The earth is not flat. We take this fact for granted sometimes. But there was a point in time where everyone in the world believed it was – and it was fact as they knew it. But sailors figured it out. They realized they were constantly adjusting their course to account for winds, drift, and even the curvature of the earth – a little piece of math that we now understand to be the Mercator Projection. Sailors knew they couldn’t set a course for their destination and expect to get there automatically. They had to account for all the variables that influenced their path. They had to account for reality – the reality that the world wasn’t flat.
Our plans often suffer the same fate. Organizations lay out their strategic plans, long-term goals, and objectives along their path, but reality gets in the way. The strategic environment changes, unexpected obstacles appear, and the plan soon appears less relevant to the immediate concerns of day-to-day friction. Goals that appear completely reasonable and achievable soon seem out of reach or completely irrelevant to the challenges the company is facing today.
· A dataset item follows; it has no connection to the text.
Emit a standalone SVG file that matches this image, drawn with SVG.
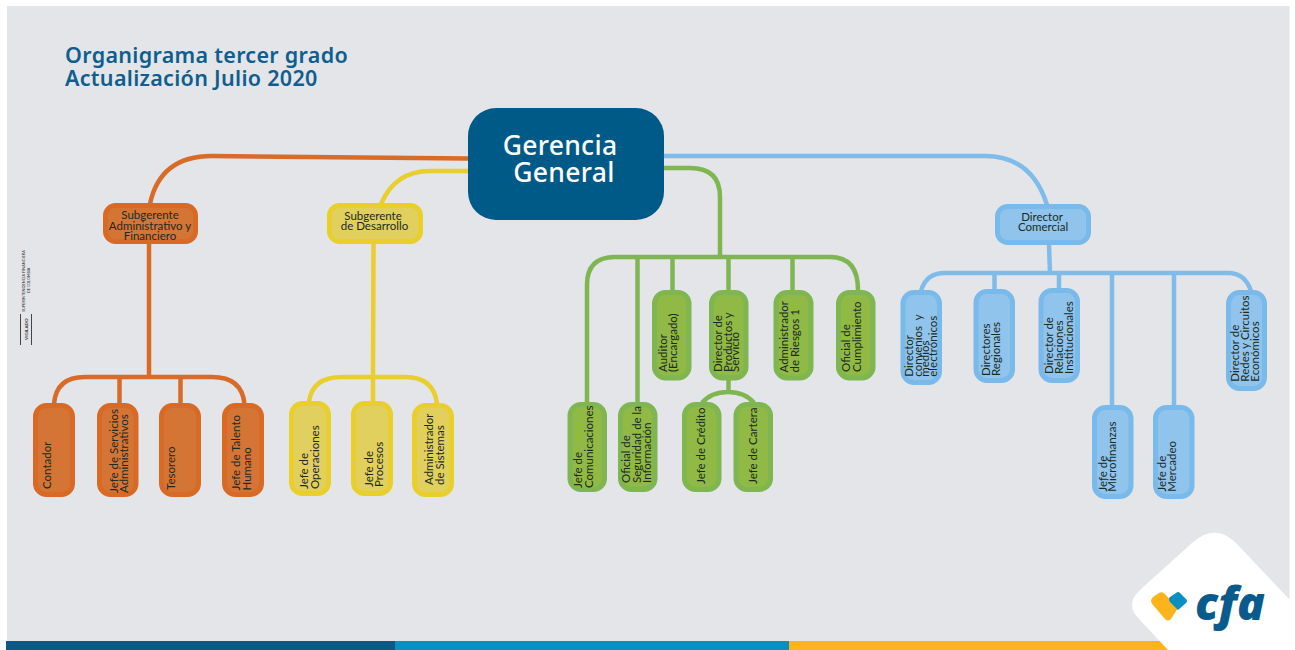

The reaction many organizations take to friction is to discard their plan, adapt to the current reality, and adopt a reactionary stance that allows them to deal with today’s problems. But what about the original strategy that everyone thought through, agreed upon, bought into, and committed resources towards?
Did the sailors throw away the map when they drifted off-course? Absolutely not! They wouldn’t dare. Instead, they used the map to help them determine where they were relative to where they wanted to be and plotted a new route to get to where they originally planned.
This is what good strategies do for organizations. They provide a map. The map becomes the shared vision to help the team arrive at the same destination, despite friction. When the environment changes and pushes the team off course, the strategy becomes the map to direct towards the right destination. The myriad of variables are taken into account, plans are developed to mitigate their effects, and soon the team is back on course. With a new course plotted towards the same goal, and with mitigation plans in place, the team has learned how to stay on course despite friction. The next time those influences come into play, the team automatically corrects the course and they are better equipped to deal with new challenges that come along.
This is how learning organizations function best. They build adaptable plans that allow for the ever-changing environment. They stay on course regardless of the winds, currents, and the curves of the earth. Great companies plan for their journey based on the realities of their world, learn from their environment, and adjust their course to arrive at their planned destination – having become better along their journey for what they learned.
Don’t throw away your map. Adjust for the curves of the earth!